**Aim of the task:** Identify all lines in the data containing the string "matplotlib". Copy them out.

**Data block:**
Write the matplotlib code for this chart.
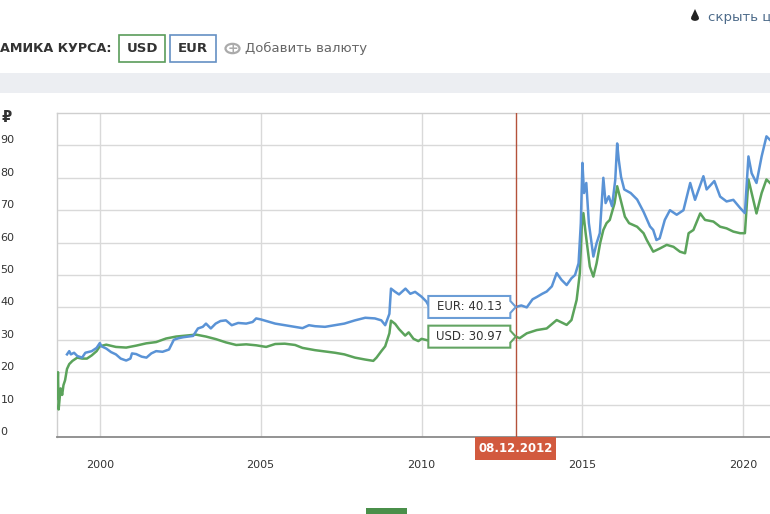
import matplotlib
matplotlib.use("Agg")
import matplotlib.pyplot as plt
from matplotlib import transforms
from matplotlib.patches import Polygon, Rectangle, Circle

# ---------------- data (decimal years) ----------------
usd_dates = [1998.64, 1998.67, 1998.70, 1998.72, 1998.78, 1998.83, 1998.87, 1998.92, 1998.98,
             1999.05, 1999.15, 1999.30, 1999.45, 1999.60, 1999.75, 1999.90, 2000.00, 2000.20,
             2000.50, 2000.82, 2001.13, 2001.44, 2001.75, 2002.06, 2002.37, 2002.68, 2002.99,
             2003.30, 2003.61, 2003.92, 2004.24, 2004.55, 2004.86, 2005.17, 2005.45, 2005.75,
             2006.07, 2006.30, 2006.69, 2007.00, 2007.31, 2007.60, 2007.93, 2008.25, 2008.50,
             2008.60, 2008.75, 2008.87, 2009.00, 2009.05, 2009.18, 2009.30, 2009.49, 2009.60,
             2009.75, 2009.90, 2010.00, 2010.20, 2010.50, 2010.80, 2011.20, 2011.60, 2011.80,
             2012.20, 2012.40, 2012.70, 2012.93, 2013.05, 2013.27, 2013.58, 2013.89, 2014.20,
             2014.51, 2014.66, 2014.82, 2014.92, 2014.98, 2015.03, 2015.10, 2015.23, 2015.34,
             2015.44, 2015.55, 2015.65, 2015.75, 2015.85, 2016.00, 2016.08, 2016.16, 2016.32,
             2016.45, 2016.70, 2016.90, 2017.00, 2017.20, 2017.41, 2017.62, 2017.83, 2018.03,
             2018.19, 2018.30, 2018.45, 2018.66, 2018.81, 2019.07, 2019.28, 2019.48, 2019.69,
             2019.90, 2020.05, 2020.16, 2020.26, 2020.41, 2020.57, 2020.72, 2020.83]
usd_vals = [19.5, 12.0, 20.0, 8.5, 15.0, 13.0, 16.0, 17.5, 21.0,
            22.5, 23.5, 24.5, 24.2, 24.2, 25.2, 26.5, 28.0, 28.5,
            27.8, 27.6, 28.2, 28.9, 29.3, 30.4, 31.0, 31.3, 31.6,
            31.0, 30.2, 29.2, 28.4, 28.6, 28.3, 27.8, 28.7, 28.8,
            28.4, 27.5, 26.8, 26.4, 26.0, 25.5, 24.5, 23.9, 23.5,
            24.5, 26.5, 28.0, 32.0, 35.9, 34.9, 33.3, 31.3, 32.3,
            30.3, 29.6, 30.3, 29.8, 31.0, 30.5, 28.5, 28.0, 31.5,
            29.5, 32.5, 31.5, 30.97, 30.5, 32.0, 33.0, 33.5, 36.1,
            34.6, 36.1, 42.3, 50.6, 65.0, 69.1, 62.9, 52.6, 49.5,
            53.6, 59.8, 63.9, 66.0, 67.0, 72.2, 77.4, 74.3, 68.0,
            66.0, 64.9, 62.9, 60.8, 57.2, 58.2, 59.3, 58.7, 57.2,
            56.7, 62.9, 63.9, 69.0, 67.0, 66.5, 64.9, 64.4, 63.4,
            62.9, 62.9, 79.5, 75.3, 69.0, 75.3, 79.5, 78.4]

eur_dates = [1998.98, 1999.05, 1999.10, 1999.20, 1999.30, 1999.45, 1999.55, 1999.75, 1999.90,
             2000.00, 2000.05, 2000.20, 2000.35, 2000.50, 2000.65, 2000.82, 2000.95, 2001.00,
             2001.13, 2001.30, 2001.45, 2001.60, 2001.75, 2001.95, 2002.15, 2002.30, 2002.45,
             2002.60, 2002.75, 2002.90, 2003.05, 2003.20, 2003.30, 2003.45, 2003.60, 2003.75,
             2003.92, 2004.10, 2004.30, 2004.55, 2004.75, 2004.86, 2005.00, 2005.17, 2005.45,
             2005.75, 2006.07, 2006.30, 2006.50, 2006.69, 2007.00, 2007.31, 2007.60, 2007.93,
             2008.25, 2008.55, 2008.75, 2008.87, 2009.00, 2009.05, 2009.18, 2009.30, 2009.50,
             2009.65, 2009.80, 2010.00, 2010.15, 2010.25, 2010.50, 2010.80, 2011.20, 2011.60,
             2012.00, 2012.40, 2012.70, 2012.93, 2013.10, 2013.27, 2013.45, 2013.58, 2013.75,
             2013.89, 2014.05, 2014.20, 2014.35, 2014.51, 2014.66, 2014.77, 2014.88, 2014.95,
             2015.00, 2015.05, 2015.12, 2015.20, 2015.34, 2015.44, 2015.54, 2015.65, 2015.72,
             2015.82, 2015.92, 2016.02, 2016.08, 2016.13, 2016.20, 2016.30, 2016.50, 2016.70,
             2016.90, 2017.10, 2017.20, 2017.30, 2017.40, 2017.56, 2017.72, 2017.93, 2018.14,
             2018.35, 2018.50, 2018.76, 2018.86, 2019.10, 2019.28, 2019.48, 2019.69, 2019.90,
             2020.05, 2020.16, 2020.26, 2020.41, 2020.57, 2020.72, 2020.83]
eur_vals = [25.5, 26.5, 25.5, 26.0, 25.0, 24.5, 26.0, 26.5, 27.5,
            29.0, 28.0, 27.3, 26.2, 25.5, 24.2, 23.6, 24.2, 25.8,
            25.6, 24.8, 24.5, 25.8, 26.5, 26.3, 27.0, 30.0, 30.5,
            30.8, 31.0, 31.2, 33.5, 34.0, 35.0, 33.5, 35.0, 35.8,
            36.0, 34.5, 35.2, 35.0, 35.5, 36.6, 36.3, 35.8, 35.0,
            34.5, 34.0, 33.6, 34.5, 34.2, 34.0, 34.5, 35.0, 36.0,
            36.8, 36.6, 36.0, 34.5, 38.0, 45.8, 44.8, 44.0, 45.8,
            44.2, 44.8, 43.3, 41.8, 40.0, 38.5, 41.0, 40.0, 41.0,
            41.0, 39.5, 40.5, 40.13, 40.6, 40.0, 42.5, 43.2, 44.2,
            44.9, 46.5, 50.6, 48.5, 46.9, 49.0, 50.0, 53.6, 66.0,
            84.6, 75.3, 78.4, 66.0, 55.7, 59.8, 62.9, 80.0, 72.2,
            74.3, 71.2, 79.3, 90.6, 85.5, 80.3, 76.4, 75.3, 73.3,
            69.5, 65.0, 63.9, 60.8, 61.3, 67.0, 70.0, 68.6, 70.0,
            78.4, 73.2, 80.5, 76.4, 79.0, 74.2, 72.7, 73.2, 70.7,
            69.1, 86.6, 81.4, 78.4, 86.6, 92.8, 91.7]

year_ticks = [2000, 2005, 2010, 2015, 2020]
year_labels = ["2000", "2005", "2010", "2015", "2020"]
y_ticks = [0, 10, 20, 30, 40, 50, 60, 70, 80, 90]
sel_date = 2012.93
sel_label = "08.12.2012"
sel_eur = 40.13
sel_usd = 30.97

# ---------------- figure ----------------
W, H = 770, 514
fig = plt.figure(figsize=(W / 100, H / 100), dpi=100)
fig.patch.set_facecolor("white")

def fx(x):
    return x / W

def fy(y):
    return 1 - y / H

TXT = "#333333"
BLUE = "#5a93d6"
GREEN = "#5ba35b"

# axes: left 56.7px, top 113px, bottom 437px, right = figure edge
ax = fig.add_axes([fx(56.7), fy(437), fx(770 - 56.7), (437 - 113) / H])
ax.set_xlim(1998.66, 2020.83)
ax.set_ylim(0, 100)

ax.plot(usd_dates, usd_vals, color=GREEN, lw=1.8, solid_joinstyle="round", zorder=3)
ax.plot(eur_dates, eur_vals, color=BLUE, lw=1.8, solid_joinstyle="round", zorder=3)

ax.set_xticks(year_ticks)
ax.set_xticklabels(year_labels, fontsize=8, color=TXT)
ax.set_yticks(y_ticks[1:])
ax.set_yticklabels([])
ax.tick_params(axis="both", length=0)
ax.tick_params(axis="x", pad=16.3)
ax.grid(True, color="#d9d9d9", lw=1)
ax.set_axisbelow(True)
for s in ["top", "left"]:
    ax.spines[s].set_color("#cfcfcf")
    ax.spines[s].set_linewidth(1)
ax.spines["right"].set_visible(False)
ax.spines["bottom"].set_color("#8a8a8a")
ax.spines["bottom"].set_linewidth(1.3)

# y labels, left aligned at figure edge
ytr = transforms.blended_transform_factory(fig.transFigure, ax.transData) + \
    transforms.ScaledTranslation(0, 2 / 100, fig.dpi_scale_trans)
for v in y_ticks:
    ax.text(0.5 / W, v, str(v), transform=ytr, ha="left", va="baseline",
            fontsize=8, color=TXT, clip_on=False)
fig.text(fx(1.5), fy(117), "₽", ha="left", va="center", fontsize=10.5,
         fontweight="bold", color=TXT, family=["DejaVu Sans", "Noto Sans"])

# selection line
ax.axvline(sel_date, color="#b4523b", lw=1, zorder=4)

fig.canvas.draw()
# date label under axis
px_line = ax.transData.transform((sel_date, 0))[0]
fig.add_artist(Rectangle((fx(px_line - 40.5), fy(460)), 81 / W, 23 / H,
                         transform=fig.transFigure, facecolor="#d25a3e",
                         edgecolor="none", zorder=5))
fig.text(fx(px_line), fy(448.5), sel_label, ha="center", va="center", fontsize=8.5,
         fontweight="bold", color="white", zorder=6)

# tooltips
def tooltip(val, name, color):
    tx, ty = ax.transData.transform((sel_date, val))
    ty_top = H - ty
    r = tx - 5.5
    l = tx - 87.5
    hh = 11
    pts = [(l, ty_top - hh), (r, ty_top - hh), (r, ty_top - 6), (tx, ty_top),
           (r, ty_top + 6), (r, ty_top + hh), (l, ty_top + hh)]
    poly = Polygon([(fx(a), fy(b)) for a, b in pts], closed=True,
                   transform=fig.transFigure, facecolor="white",
                   edgecolor=color, lw=1.5, zorder=7)
    fig.add_artist(poly)
    fig.text(fx((l + r) / 2), fy(ty_top), f"{name}: {val:.2f}", ha="center",
             va="center", fontsize=8.5, color=TXT, zorder=8)

tooltip(sel_eur, "EUR", "#6b9dd6")
tooltip(sel_usd, "USD", "#63a463")

# ---------------- header decorations ----------------
fig.add_artist(Rectangle((0, fy(92.7)), 1, 20 / H, transform=fig.transFigure,
                         facecolor="#eceef2", edgecolor="none"))
fig.text(fx(-0.5), fy(49), "АМИКА КУРСА:", ha="left", va="center", fontsize=9.2,
         fontweight="bold", color=TXT)
for x0, x1, lab, col in [(119, 165, "USD", "#5a9c5a"), (170.3, 215.7, "EUR", "#6590c4")]:
    fig.add_artist(Rectangle((fx(x0), fy(62.3)), (x1 - x0) / W, 27.3 / H,
                             transform=fig.transFigure, facecolor="white",
                             edgecolor=col, lw=1.2))
    fig.text(fx((x0 + x1) / 2), fy(49), lab, ha="center", va="center",
             fontsize=9.5, fontweight="bold", color=TXT)
fig.add_artist(Circle((fx(232.5), fy(48.5)), 7 / W, transform=fig.transFigure,
                      facecolor="none", edgecolor="#aaaaaa", lw=1.6))
fig.text(fx(232.5), fy(48.5), "+", ha="center", va="center", fontsize=9,
         fontweight="bold", color="#aaaaaa")
fig.text(fx(245), fy(48.5), "Добавить валюту", ha="left", va="center",
         fontsize=9.5, color="#666666")
# drop icon
fig.add_artist(Polygon([(fx(695), fy(9)), (fx(691.3), fy(17)), (fx(698.7), fy(17))],
                       closed=True, transform=fig.transFigure,
                       facecolor="#222222", edgecolor="none"))
fig.add_artist(Circle((fx(695), fy(18.2)), 4.0 / W, transform=fig.transFigure,
                      facecolor="#222222", edgecolor="none"))
fig.text(fx(708), fy(17), "скрыть цены", ha="left", va="center", fontsize=9.5,
         color="#4d6b8a")

# bottom green bar
fig.add_artist(Rectangle((fx(366), 0), 41 / W, 6 / H, transform=fig.transFigure,
                         facecolor="#4a8f4a", edgecolor="none"))

fig.savefig("out.png", dpi=100)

**Result:**
Write the matplotlib code for this chart.
import matplotlib
matplotlib.use("Agg")
import matplotlib.pyplot as plt
from matplotlib import transforms
from matplotlib.patches import Polygon, Rectangle, Circle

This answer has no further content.